Reform UK is holding a sold-out “Question Time” fundraiser tomorrow evening at Le Gothique in the Royal Victoria Patriotic Building. The event starts at 7pm, with tickets priced at £25. All proceeds will go toward Reform UK’s local Wandsworth election campaign for the May 7th, 2026 local elections.
The panel format event features Sarah Pochin MP, historian Dr David Starkey, GB News presenter Matt Goodwin, and Mark Littlewood, former director of the Institute of Economic Affairs.
The event has drawn a counter-protest organised by Wandsworth Stand Up To Racism, who will assemble 90 minutes before the start on the main road in front of the venue. According to a posted online, the protest has support from multiple local organisations including Wandsworth NEU Centre, Merrifield Schools of Palestine, Wandsworth Your Party, Balham Mosque & Tooting Islamic Centre, and South London SUTR.

Increased security is expected at the venue given the planned protest.
This marks Reform UK’s second major event at the Royal Victoria Patriotic Building. In September, over 120 people attended the party’s first Wandsworth campaign rally at the same venue, hosted by Councillor Mark Justin, the former Conservative who defected to Reform after being deselected by the Tories.
That event focused heavily on recruiting candidates for the 2026 council elections, with Reform revealing it had 26 candidates for Wandsworth’s 58 council seats. Speakers included Westminster Councillor Laila Cunningham, London Assembly member Alex Wilson, and Reform’s first Welsh councillor Stuart Keyte. The evening raised £1,200 and succeeded in attracting political first-timers, many expressing they had “had enough” of both the Conservatives and Labour. Putney.news provided detailed coverage of both the rally and the atmosphere inside the Victorian hall.
The speakers
The four-person panel features figures who have all courted significant controversy in recent years.
Sarah Pochin MP became Reform UK’s first female MP in May 2025, winning the Runcorn and Helsby by-election by just six votes – the narrowest parliamentary majority in modern British history. The former Conservative councillor and Mayor of Cheshire East had previously been reprimanded in 2018 by the Judicial Conduct Investigations Office for misconduct during her tenure as a magistrate. More recently, in October, she drew widespread criticism and apologised after stating on TalkTV that “it drives me mad when I see adverts full of black people, full of Asian people,” with Health Secretary Wes Streeting calling her remarks “a disgrace.”
Dr David Starkey, a Tudor historian and television presenter, was dropped by his publisher HarperCollins and resigned from his honorary fellowship at Cambridge’s Fitzwilliam College in 2020. This followed remarks he made about slavery in a podcast interview, including the statement: “Slavery was not genocide – otherwise there wouldn’t be so many damn blacks in Africa or in Britain, would there?” Former Chancellor Sajid Javid described the comments as racist. Starkey has since operated primarily through his YouTube channel and speaking at conservative conferences.

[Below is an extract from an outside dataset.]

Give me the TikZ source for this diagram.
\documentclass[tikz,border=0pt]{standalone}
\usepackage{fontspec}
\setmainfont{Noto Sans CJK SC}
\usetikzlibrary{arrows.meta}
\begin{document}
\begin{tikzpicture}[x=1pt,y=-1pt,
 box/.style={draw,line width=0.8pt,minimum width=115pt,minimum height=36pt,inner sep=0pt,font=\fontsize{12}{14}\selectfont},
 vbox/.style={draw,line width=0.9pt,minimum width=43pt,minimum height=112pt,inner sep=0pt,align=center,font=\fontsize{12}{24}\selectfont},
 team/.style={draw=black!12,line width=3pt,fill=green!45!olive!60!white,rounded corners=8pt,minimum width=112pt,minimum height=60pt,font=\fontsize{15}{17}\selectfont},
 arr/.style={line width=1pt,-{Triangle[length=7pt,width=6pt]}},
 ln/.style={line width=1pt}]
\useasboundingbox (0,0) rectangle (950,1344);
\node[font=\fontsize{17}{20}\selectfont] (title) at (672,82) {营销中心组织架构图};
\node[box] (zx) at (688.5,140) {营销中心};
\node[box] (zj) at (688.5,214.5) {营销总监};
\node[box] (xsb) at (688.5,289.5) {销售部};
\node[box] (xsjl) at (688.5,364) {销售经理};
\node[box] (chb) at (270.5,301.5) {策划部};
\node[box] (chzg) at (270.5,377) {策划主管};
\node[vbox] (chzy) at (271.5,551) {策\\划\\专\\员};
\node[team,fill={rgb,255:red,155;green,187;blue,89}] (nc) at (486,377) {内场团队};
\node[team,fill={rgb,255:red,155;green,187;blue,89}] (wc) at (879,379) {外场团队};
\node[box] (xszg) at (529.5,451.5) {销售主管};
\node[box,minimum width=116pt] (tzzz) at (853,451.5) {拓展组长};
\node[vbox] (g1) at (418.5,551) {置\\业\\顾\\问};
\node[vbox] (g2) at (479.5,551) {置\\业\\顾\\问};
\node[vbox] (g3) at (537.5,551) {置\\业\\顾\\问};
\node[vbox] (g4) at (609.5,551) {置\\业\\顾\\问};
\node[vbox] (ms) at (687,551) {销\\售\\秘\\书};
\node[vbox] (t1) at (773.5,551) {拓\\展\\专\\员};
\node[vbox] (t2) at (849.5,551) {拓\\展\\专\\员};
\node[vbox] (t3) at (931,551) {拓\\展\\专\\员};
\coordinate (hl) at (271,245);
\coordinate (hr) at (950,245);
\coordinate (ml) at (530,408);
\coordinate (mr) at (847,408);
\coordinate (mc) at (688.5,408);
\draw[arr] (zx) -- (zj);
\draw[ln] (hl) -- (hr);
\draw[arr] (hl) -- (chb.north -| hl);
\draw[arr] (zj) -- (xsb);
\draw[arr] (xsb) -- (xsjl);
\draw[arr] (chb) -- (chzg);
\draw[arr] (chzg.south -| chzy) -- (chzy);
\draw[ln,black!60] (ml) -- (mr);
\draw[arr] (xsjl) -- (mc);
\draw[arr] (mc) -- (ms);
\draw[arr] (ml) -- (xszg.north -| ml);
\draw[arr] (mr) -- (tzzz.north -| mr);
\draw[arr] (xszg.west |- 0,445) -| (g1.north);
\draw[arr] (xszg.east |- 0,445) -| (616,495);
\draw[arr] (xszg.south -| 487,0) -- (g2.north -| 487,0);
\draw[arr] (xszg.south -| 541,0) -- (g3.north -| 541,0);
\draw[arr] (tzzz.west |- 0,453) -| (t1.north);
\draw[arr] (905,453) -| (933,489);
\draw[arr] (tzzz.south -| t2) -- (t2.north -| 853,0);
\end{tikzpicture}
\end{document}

Matt Goodwin left his position as professor of politics at the University of Kent in July 2024, transitioning to a role as GB News presenter. Previously recognized for academic research on populism and right-wing movements, he co-authored books on UKIP and national populism. His public commentary has shifted markedly in recent years. During the 2024 UK riots following the Southport stabbing, he criticized the “far right” label and praised Hungary under Viktor Orbán, claiming it had “no crime,” “no homeless people,” “no riots” and “no unrest.” His former co-author Robert Ford said by August 2024 he had “ended contact with Goodwin,” stating he had “tried for several years to reason with him.”
Mark Littlewood served as director general of the Institute of Economic Affairs, a free-market think tank, from 2009 to 2023. The IEA promoted economic policies that influenced Liz Truss’s mini-budget. In 2018, an undercover investigation recorded Littlewood telling potential US donors that the IEA was in the “Brexit-influencing game” and could facilitate access to government ministers and civil servants. The Charity Commission subsequently opened a regulatory compliance case into the IEA in 2019 over concerns about political campaigning. Littlewood now serves as director of Popular Conservatism, a faction within the Conservative Party.
Putney.news will be attending to provide coverage.